Although A Small Place is not a conventional memoir, Kincaid is very present in her memories and perceptions. It is important to remember that even in a memoir or nonfiction essay, the voice in the work who speaks to the reader as “I” is first and foremost a literary creation—a representation of the author within the work, rather than the author herself. In other words, the “Jamaica Kincaid” who appears in A Small Place is a character—a highly edited version of the real Jamaica Kincaid—created by Kincaid to speak to the reader on her behalf. Kincaid appears in the essay both in memory as a child, and in the present day as a grown-up who is trying to assess Antigua’s history and current situation, and to explain it all.

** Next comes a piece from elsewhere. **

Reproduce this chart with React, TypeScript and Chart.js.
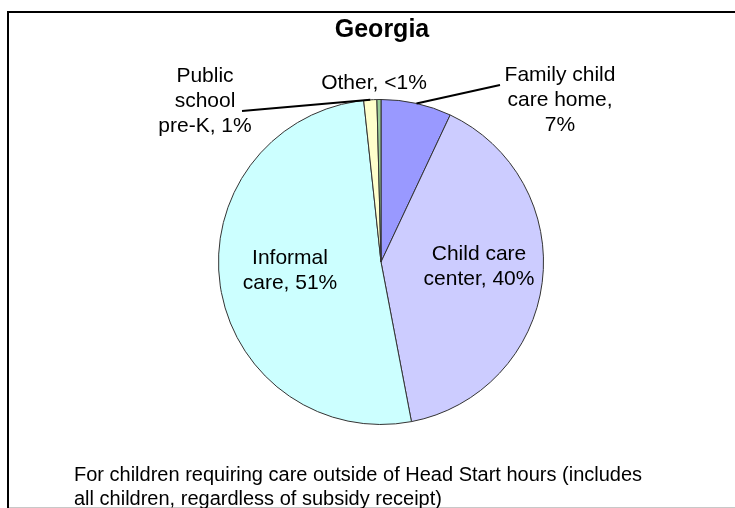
import React, { useEffect, useRef } from "react";
import { Chart, registerables } from "chart.js";

Chart.register(...registerables);

const TITLE = "Georgia";
const CATEGORIES = ["Family child care home", "Child care center", "Informal care", "Public school pre-K", "Other"];
const VALUES = [7, 40, 51.3, 1.3, 0.4];
const LABEL_TEXT = [
  ["Family child", "care home,", "7%"],
  ["Child care", "center, 40%"],
  ["Informal", "care, 51%"],
  ["Public", "school", "pre-K, 1%"],
  ["Other, <1%"],
];
const FOOTNOTE = [
  "For children requiring care outside of Head Start hours (includes",
  "all children, regardless of subsidy receipt)",
];

// styles / layout (not data)
const COLORS = ["#9999FF", "#CCCCFF", "#CCFFFF", "#FFFFCC", "#99CC99"];
// text-block centre offsets from pie centre, and optional leader-line end offsets
const LABEL_POS: { dx: number; dy: number; leader?: [number, number] }[] = [
  { dx: 179, dy: -162, leader: [119, -177] },
  { dx: 98, dy: 5 },
  { dx: -91, dy: 9 },
  { dx: -176, dy: -161, leader: [-139, -151] },
  { dx: -7, dy: -179 },
];

const FONT = '"Liberation Sans", Arial, sans-serif';

const decor = {
  id: "decor",
  afterDraw(chart: any) {
    const ctx = chart.ctx as CanvasRenderingContext2D;
    const W = chart.width;
    ctx.save();
    // frame
    ctx.strokeStyle = "#000";
    ctx.lineWidth = 2;
    ctx.beginPath();
    ctx.moveTo(8, 520);
    ctx.lineTo(8, 12);
    ctx.lineTo(W + 10, 12);
    ctx.stroke();
    ctx.strokeStyle = "#c8c8c8";
    ctx.lineWidth = 1;
    ctx.beginPath();
    ctx.moveTo(9, 507.5);
    ctx.lineTo(W, 507.5);
    ctx.stroke();

    // title
    ctx.fillStyle = "#000";
    ctx.textAlign = "center";
    ctx.textBaseline = "middle";
    ctx.font = `bold 25px ${FONT}`;
    ctx.fillText(TITLE, 382, 30);

    // slice labels
    const meta = chart.getDatasetMeta(0);
    ctx.font = `21px ${FONT}`;
    meta.data.forEach((arc: any, i: number) => {
      const p = arc.getProps(["x", "y", "startAngle", "endAngle", "outerRadius"], true);
      const pos = LABEL_POS[i];
      const lines = LABEL_TEXT[i];
      if (pos.leader) {
        const mid = (p.startAngle + p.endAngle) / 2;
        const sx = p.x + Math.cos(mid) * p.outerRadius;
        const sy = p.y + Math.sin(mid) * p.outerRadius;
        ctx.strokeStyle = "#000";
        ctx.lineWidth = 2;
        ctx.beginPath();
        ctx.moveTo(sx, sy);
        ctx.lineTo(p.x + pos.leader[0], p.y + pos.leader[1]);
        ctx.stroke();
      }
      const cx = p.x + pos.dx;
      const cy = p.y + pos.dy;
      const lh = 25;
      const top = cy - ((lines.length - 1) * lh) / 2;
      lines.forEach((ln, j) => ctx.fillText(ln, cx, top + j * lh));
    });

    // footnote
    ctx.textAlign = "left";
    ctx.font = `20px ${FONT}`;
    FOOTNOTE.forEach((ln, j) => ctx.fillText(ln, 74, 475 + j * 24));
    ctx.restore();
  },
};

export default function App() {
  const ref = useRef<HTMLCanvasElement>(null);
  useEffect(() => {
    document.body.style.margin = "0";
    const chart = new Chart(ref.current!, {
      type: "pie",
      data: {
        labels: CATEGORIES,
        datasets: [
          {
            data: VALUES,
            backgroundColor: COLORS,
            borderColor: "#333333",
            borderWidth: 1,
          },
        ],
      },
      options: {
        animation: false,
        responsive: false,
        layout: { padding: { left: 218, right: 191, top: 99, bottom: 83 } },
        plugins: { legend: { display: false }, tooltip: { enabled: false }, title: { display: false } },
      },
      plugins: [decor],
    });
    return () => chart.destroy();
  }, []);
  return (
    <div style={{ width: 735, height: 508, background: "#fff" }}>
      <canvas ref={ref} width={735} height={508} style={{ display: "block" }} />
    </div>
  );
}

Kincaid address the reader, “you,” throughout A Small Place, especially in the opening section, in which she describes the vacation experience that a “typical” tourist would have in Antigua as well as what this person doesn’t understand about this place. Kincaid’s “typical” tourist is a white, middle-class person from Europe, the United States, or Canada, with the attitudes and assumptions Kincaid thinks are common to those with this background. The details of Antigua that Kincaid chooses to describe or emphasize are those that, to her, would be most striking to a comfortable, bourgeois, Western tourist. Kincaid characterizes “you” as basically well-meaning but ignorant and somewhat callous. “You” have an ordinary life at home, with people who love you. Your travels are motivated by boredom, and you want to observe the lives of others in a beautiful place.

For “you,” everything about the lives of the Antiguans, from their clothes to their personal habits, seems interesting and picturesque. What Kincaid wants to emphasize is that the lives of these others will always be opaque to an outsider, for whom they are part of the scenery of the “small place” they have chosen to visit. “You” are bound to miss the significance of such things as the noisy Japanese cars and the giant mansions. “You” are pleased that “your” trip is unlikely to be ruined by rain—but don’t understand the difficulties caused for the residents by a lack of fresh water. For Kincaid, however nice “you” may be at home, “you” are ugly as long as “you” are a tourist—someone for whom the poverty and labor of others are merely distractions from the boredom and emptiness of “your” own existence.